Data Badan Pusat Statistik (BPS) mencatat inflasi tahunan pada Maret 2025 mencapai 3,12%, namun daya beli masyarakat tetap belum pulih. Konsumsi rumah tangga masih rendah, terutama di kalangan menengah ke bawah. Ini menunjukkan bahwa pertumbuhan ekonomi yang digembar-gemborkan pemerintah hanya bersifat semu dan tidak menjangkau realitas hidup rakyat kebanyakan. Ketika pendapatan masyarakat stagnan bahkan menurun, kebutuhan pokok pun menjadi beban. Masyarakat enggan membeli bukan karena tidak membutuhkan, melainkan karena tidak mampu. Akibatnya, roda ekonomi makin lambat, para produsen merugi, stok barang menumpuk, dan lingkaran krisis terus berputar tanpa solusi yang nyata.

Jika ditelusuri lebih dalam, akar dari persoalan ini adalah sistem ekonomi kapitalis yang saat ini diterapkan. Pemerintah lebih fokus pada pencapaian angka-angka makro seperti pertumbuhan PDB, tanpa benar-benar memperhatikan apakah rakyat mampu memenuhi kebutuhan dasarnya. Ketika krisis datang, solusinya bersifat jangka pendek seperti bantuan sosial, pasar murah, atau stimulus sesaat, bukan perubahan sistemik yang menyentuh akar permasalahan. Dalam sistem kapitalisme, negara hanya berperan sebagai fasilitator ekonomi, bukan pelindung rakyat. Pasar dibiarkan menentukan segalanya, bahkan ketika pasar itu merugikan rakyat kecil.

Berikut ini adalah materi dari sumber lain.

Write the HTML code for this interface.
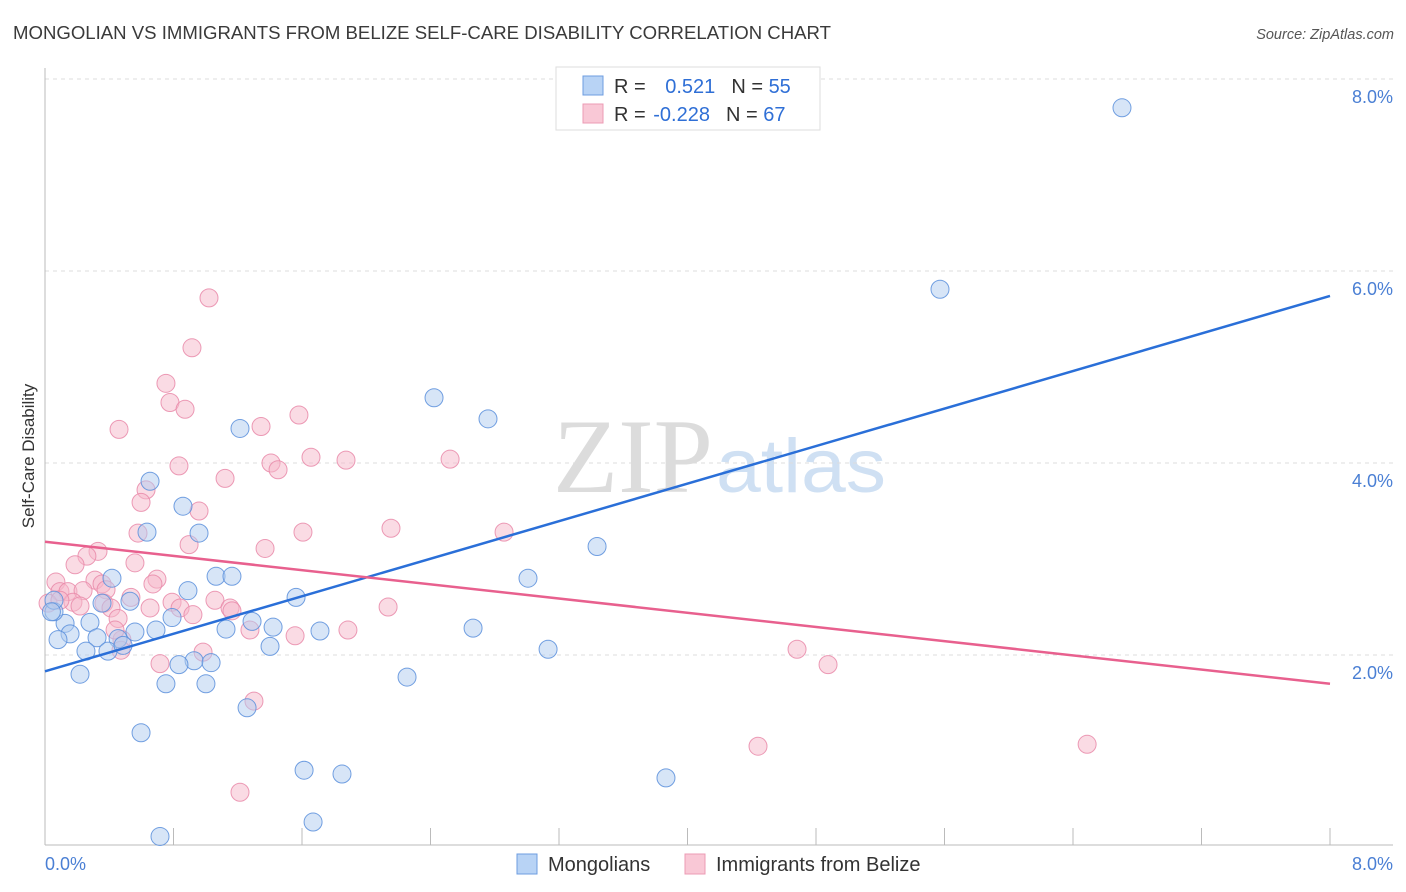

Berbeda dengan kapitalisme, Islam memandang ekonomi sebagai alat untuk menjamin terpenuhinya kebutuhan setiap individu secara menyeluruh dan adil. Negara bertanggung jawab penuh dalam mengatur dan mengelola kekayaan demi kesejahteraan seluruh rakyatnya.

Dalam sistem Islam, kepemilikan dibagi menjadi tiga: individu, negara, dan umum. Pangan sebagai kebutuhan pokok termasuk dalam kepemilikan umum yang wajib dijamin ketersediaan dan keterjangkauannya oleh negara. Jika harga turun akibat kelebihan pasokan dan melemahnya permintaan, negara tidak boleh diam, tetapi wajib turun tangan untuk menstabilkan kondisi dan menjamin kesejahteraan pelaku usaha kecil.

Islam juga melarang penumpukan kekayaan di segelintir orang. Allah Swt. berfirman:
“…agar harta itu tidak hanya beredar di antara orang-orang kaya saja di antara kamu…” (QS. Al-Hasyr [59]: 7).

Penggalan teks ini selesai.